● **DIRECTIONS FOR THIS TASK**: Without the pictures, set down every line of the data exactly.

● **SUPPLIED DATA**:
========================================
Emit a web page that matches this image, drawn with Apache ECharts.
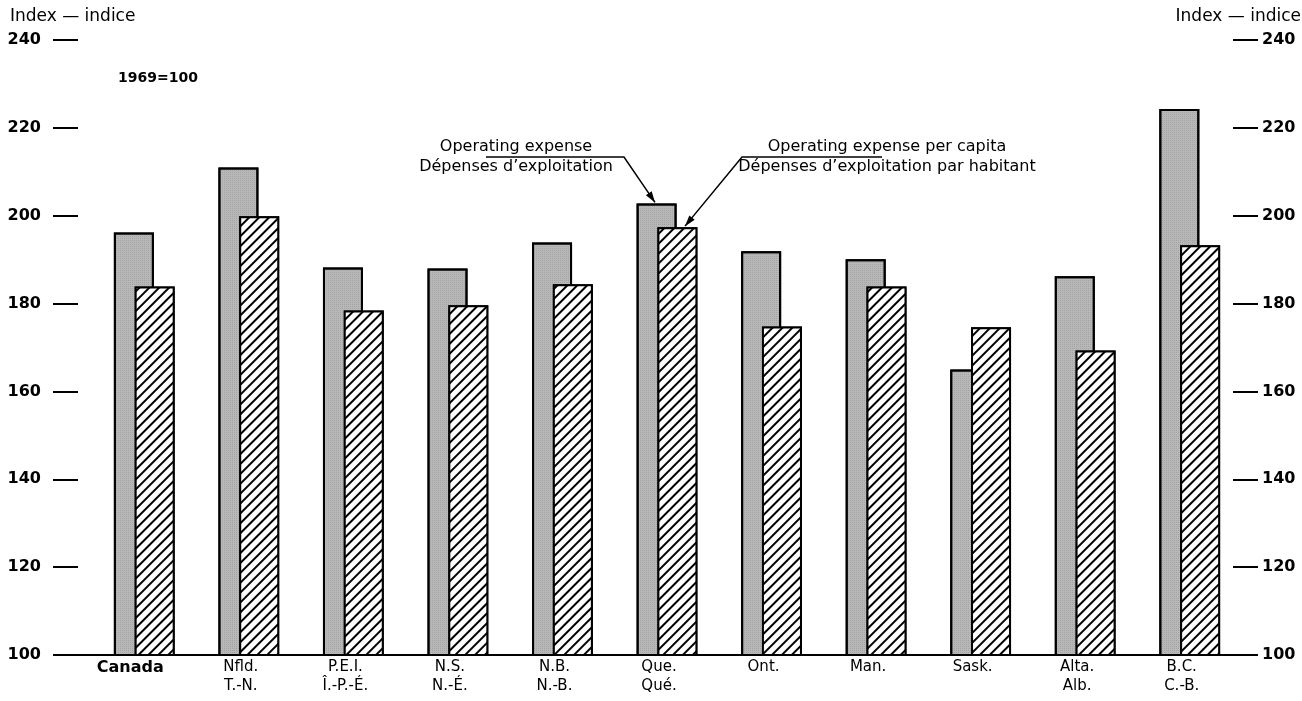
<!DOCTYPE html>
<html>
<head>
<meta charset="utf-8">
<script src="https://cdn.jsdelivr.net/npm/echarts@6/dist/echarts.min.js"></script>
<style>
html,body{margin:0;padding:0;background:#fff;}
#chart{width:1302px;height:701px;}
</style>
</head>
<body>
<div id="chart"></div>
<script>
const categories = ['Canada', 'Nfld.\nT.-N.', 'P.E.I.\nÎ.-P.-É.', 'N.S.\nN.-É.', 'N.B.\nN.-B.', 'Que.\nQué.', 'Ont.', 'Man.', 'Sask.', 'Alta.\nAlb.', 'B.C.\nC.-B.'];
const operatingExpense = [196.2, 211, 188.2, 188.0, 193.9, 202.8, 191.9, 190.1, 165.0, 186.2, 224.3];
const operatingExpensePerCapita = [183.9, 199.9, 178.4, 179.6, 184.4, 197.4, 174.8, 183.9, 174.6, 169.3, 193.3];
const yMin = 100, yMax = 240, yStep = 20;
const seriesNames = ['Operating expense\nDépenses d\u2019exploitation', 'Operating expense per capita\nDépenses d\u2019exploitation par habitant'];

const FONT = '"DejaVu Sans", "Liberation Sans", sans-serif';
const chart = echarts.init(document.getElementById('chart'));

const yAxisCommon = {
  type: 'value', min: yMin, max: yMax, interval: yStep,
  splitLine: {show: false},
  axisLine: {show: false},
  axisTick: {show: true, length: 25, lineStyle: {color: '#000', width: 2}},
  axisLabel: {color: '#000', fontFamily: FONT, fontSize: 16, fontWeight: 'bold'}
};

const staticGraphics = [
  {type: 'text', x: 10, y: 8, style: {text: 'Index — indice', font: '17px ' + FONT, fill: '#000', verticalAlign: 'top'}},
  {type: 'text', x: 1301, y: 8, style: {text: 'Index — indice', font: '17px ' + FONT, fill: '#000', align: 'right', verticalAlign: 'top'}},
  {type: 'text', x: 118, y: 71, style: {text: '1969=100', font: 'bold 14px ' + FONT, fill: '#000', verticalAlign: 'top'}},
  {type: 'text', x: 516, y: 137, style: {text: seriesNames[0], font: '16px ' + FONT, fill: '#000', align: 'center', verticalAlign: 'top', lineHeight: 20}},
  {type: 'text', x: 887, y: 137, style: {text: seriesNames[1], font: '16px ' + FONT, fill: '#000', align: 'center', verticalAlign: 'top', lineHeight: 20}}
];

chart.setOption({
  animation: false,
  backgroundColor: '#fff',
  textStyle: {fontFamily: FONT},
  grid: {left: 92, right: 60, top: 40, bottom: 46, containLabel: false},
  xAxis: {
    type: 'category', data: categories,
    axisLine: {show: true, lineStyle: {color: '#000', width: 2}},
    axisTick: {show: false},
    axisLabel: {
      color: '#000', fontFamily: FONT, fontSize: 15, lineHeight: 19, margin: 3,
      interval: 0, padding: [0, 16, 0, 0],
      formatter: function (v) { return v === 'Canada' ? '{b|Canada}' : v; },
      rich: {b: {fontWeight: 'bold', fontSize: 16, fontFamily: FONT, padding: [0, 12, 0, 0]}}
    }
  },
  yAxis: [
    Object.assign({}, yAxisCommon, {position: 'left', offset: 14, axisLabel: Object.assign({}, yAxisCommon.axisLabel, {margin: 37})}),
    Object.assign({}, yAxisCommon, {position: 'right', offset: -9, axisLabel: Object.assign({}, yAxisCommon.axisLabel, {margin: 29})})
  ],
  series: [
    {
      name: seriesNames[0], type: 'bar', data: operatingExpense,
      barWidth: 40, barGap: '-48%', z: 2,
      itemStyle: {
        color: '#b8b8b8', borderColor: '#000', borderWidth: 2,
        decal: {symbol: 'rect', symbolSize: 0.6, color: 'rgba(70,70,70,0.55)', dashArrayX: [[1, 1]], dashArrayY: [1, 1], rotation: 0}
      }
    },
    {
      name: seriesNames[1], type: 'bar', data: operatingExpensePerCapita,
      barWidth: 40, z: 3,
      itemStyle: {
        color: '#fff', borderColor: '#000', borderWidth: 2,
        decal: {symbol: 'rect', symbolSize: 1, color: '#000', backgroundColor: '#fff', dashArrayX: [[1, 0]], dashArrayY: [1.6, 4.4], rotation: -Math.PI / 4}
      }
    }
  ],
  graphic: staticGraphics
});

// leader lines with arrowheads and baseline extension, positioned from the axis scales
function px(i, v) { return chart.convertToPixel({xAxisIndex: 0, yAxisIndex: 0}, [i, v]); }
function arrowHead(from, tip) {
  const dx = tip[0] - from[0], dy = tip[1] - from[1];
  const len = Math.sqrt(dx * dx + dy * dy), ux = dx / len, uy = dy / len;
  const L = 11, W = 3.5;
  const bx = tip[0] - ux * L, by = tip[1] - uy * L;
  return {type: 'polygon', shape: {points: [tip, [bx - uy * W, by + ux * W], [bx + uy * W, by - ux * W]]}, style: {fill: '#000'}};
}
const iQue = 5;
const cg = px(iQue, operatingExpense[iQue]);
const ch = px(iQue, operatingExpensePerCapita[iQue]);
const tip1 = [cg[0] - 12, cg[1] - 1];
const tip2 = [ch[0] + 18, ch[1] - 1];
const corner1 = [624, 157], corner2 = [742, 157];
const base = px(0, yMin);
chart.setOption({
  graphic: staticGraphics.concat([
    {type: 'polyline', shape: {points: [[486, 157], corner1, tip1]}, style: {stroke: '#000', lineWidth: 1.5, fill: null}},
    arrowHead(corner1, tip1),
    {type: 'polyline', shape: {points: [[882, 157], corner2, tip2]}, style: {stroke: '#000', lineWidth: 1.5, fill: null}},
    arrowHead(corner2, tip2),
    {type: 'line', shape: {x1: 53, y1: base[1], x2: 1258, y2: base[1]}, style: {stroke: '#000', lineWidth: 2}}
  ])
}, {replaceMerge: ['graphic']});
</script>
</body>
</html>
========================================
● **FULL ANSWER**:
Emit a web page that matches this image, drawn with Apache ECharts.
<!DOCTYPE html>
<html>
<head>
<meta charset="utf-8">
<script src="https://cdn.jsdelivr.net/npm/echarts@6/dist/echarts.min.js"></script>
<style>
html,body{margin:0;padding:0;background:#fff;}
#chart{width:1302px;height:701px;}
</style>
</head>
<body>
<div id="chart"></div>
<script>
const categories = ['Canada', 'Nfld.\nT.-N.', 'P.E.I.\nÎ.-P.-É.', 'N.S.\nN.-É.', 'N.B.\nN.-B.', 'Que.\nQué.', 'Ont.', 'Man.', 'Sask.', 'Alta.\nAlb.', 'B.C.\nC.-B.'];
const operatingExpense = [196.2, 211, 188.2, 188.0, 193.9, 202.8, 191.9, 190.1, 165.0, 186.2, 224.3];
const operatingExpensePerCapita = [183.9, 199.9, 178.4, 179.6, 184.4, 197.4, 174.8, 183.9, 174.6, 169.3, 193.3];
const yMin = 100, yMax = 240, yStep = 20;
const seriesNames = ['Operating expense\nDépenses d\u2019exploitation', 'Operating expense per capita\nDépenses d\u2019exploitation par habitant'];

const FONT = '"DejaVu Sans", "Liberation Sans", sans-serif';
const chart = echarts.init(document.getElementById('chart'));

const yAxisCommon = {
  type: 'value', min: yMin, max: yMax, interval: yStep,
  splitLine: {show: false},
  axisLine: {show: false},
  axisTick: {show: true, length: 25, lineStyle: {color: '#000', width: 2}},
  axisLabel: {color: '#000', fontFamily: FONT, fontSize: 16, fontWeight: 'bold'}
};

const staticGraphics = [
  {type: 'text', x: 10, y: 8, style: {text: 'Index — indice', font: '17px ' + FONT, fill: '#000', verticalAlign: 'top'}},
  {type: 'text', x: 1301, y: 8, style: {text: 'Index — indice', font: '17px ' + FONT, fill: '#000', align: 'right', verticalAlign: 'top'}},
  {type: 'text', x: 118, y: 71, style: {text: '1969=100', font: 'bold 14px ' + FONT, fill: '#000', verticalAlign: 'top'}},
  {type: 'text', x: 516, y: 137, style: {text: seriesNames[0], font: '16px ' + FONT, fill: '#000', align: 'center', verticalAlign: 'top', lineHeight: 20}},
  {type: 'text', x: 887, y: 137, style: {text: seriesNames[1], font: '16px ' + FONT, fill: '#000', align: 'center', verticalAlign: 'top', lineHeight: 20}}
];

chart.setOption({
  animation: false,
  backgroundColor: '#fff',
  textStyle: {fontFamily: FONT},
  grid: {left: 92, right: 60, top: 40, bottom: 46, containLabel: false},
  xAxis: {
    type: 'category', data: categories,
    axisLine: {show: true, lineStyle: {color: '#000', width: 2}},
    axisTick: {show: false},
    axisLabel: {
      color: '#000', fontFamily: FONT, fontSize: 15, lineHeight: 19, margin: 3,
      interval: 0, padding: [0, 16, 0, 0],
      formatter: function (v) { return v === 'Canada' ? '{b|Canada}' : v; },
      rich: {b: {fontWeight: 'bold', fontSize: 16, fontFamily: FONT, padding: [0, 12, 0, 0]}}
    }
  },
  yAxis: [
    Object.assign({}, yAxisCommon, {position: 'left', offset: 14, axisLabel: Object.assign({}, yAxisCommon.axisLabel, {margin: 37})}),
    Object.assign({}, yAxisCommon, {position: 'right', offset: -9, axisLabel: Object.assign({}, yAxisCommon.axisLabel, {margin: 29})})
  ],
  series: [
    {
      name: seriesNames[0], type: 'bar', data: operatingExpense,
      barWidth: 40, barGap: '-48%', z: 2,
      itemStyle: {
        color: '#b8b8b8', borderColor: '#000', borderWidth: 2,
        decal: {symbol: 'rect', symbolSize: 0.6, color: 'rgba(70,70,70,0.55)', dashArrayX: [[1, 1]], dashArrayY: [1, 1], rotation: 0}
      }
    },
    {
      name: seriesNames[1], type: 'bar', data: operatingExpensePerCapita,
      barWidth: 40, z: 3,
      itemStyle: {
        color: '#fff', borderColor: '#000', borderWidth: 2,
        decal: {symbol: 'rect', symbolSize: 1, color: '#000', backgroundColor: '#fff', dashArrayX: [[1, 0]], dashArrayY: [1.6, 4.4], rotation: -Math.PI / 4}
      }
    }
  ],
  graphic: staticGraphics
});

// leader lines with arrowheads and baseline extension, positioned from the axis scales
function px(i, v) { return chart.convertToPixel({xAxisIndex: 0, yAxisIndex: 0}, [i, v]); }
function arrowHead(from, tip) {
  const dx = tip[0] - from[0], dy = tip[1] - from[1];
  const len = Math.sqrt(dx * dx + dy * dy), ux = dx / len, uy = dy / len;
  const L = 11, W = 3.5;
  const bx = tip[0] - ux * L, by = tip[1] - uy * L;
  return {type: 'polygon', shape: {points: [tip, [bx - uy * W, by + ux * W], [bx + uy * W, by - ux * W]]}, style: {fill: '#000'}};
}
const iQue = 5;
const cg = px(iQue, operatingExpense[iQue]);
const ch = px(iQue, operatingExpensePerCapita[iQue]);
const tip1 = [cg[0] - 12, cg[1] - 1];
const tip2 = [ch[0] + 18, ch[1] - 1];
const corner1 = [624, 157], corner2 = [742, 157];
const base = px(0, yMin);
chart.setOption({
  graphic: staticGraphics.concat([
    {type: 'polyline', shape: {points: [[486, 157], corner1, tip1]}, style: {stroke: '#000', lineWidth: 1.5, fill: null}},
    arrowHead(corner1, tip1),
    {type: 'polyline', shape: {points: [[882, 157], corner2, tip2]}, style: {stroke: '#000', lineWidth: 1.5, fill: null}},
    arrowHead(corner2, tip2),
    {type: 'line', shape: {x1: 53, y1: base[1], x2: 1258, y2: base[1]}, style: {stroke: '#000', lineWidth: 2}}
  ])
}, {replaceMerge: ['graphic']});
</script>
</body>
</html>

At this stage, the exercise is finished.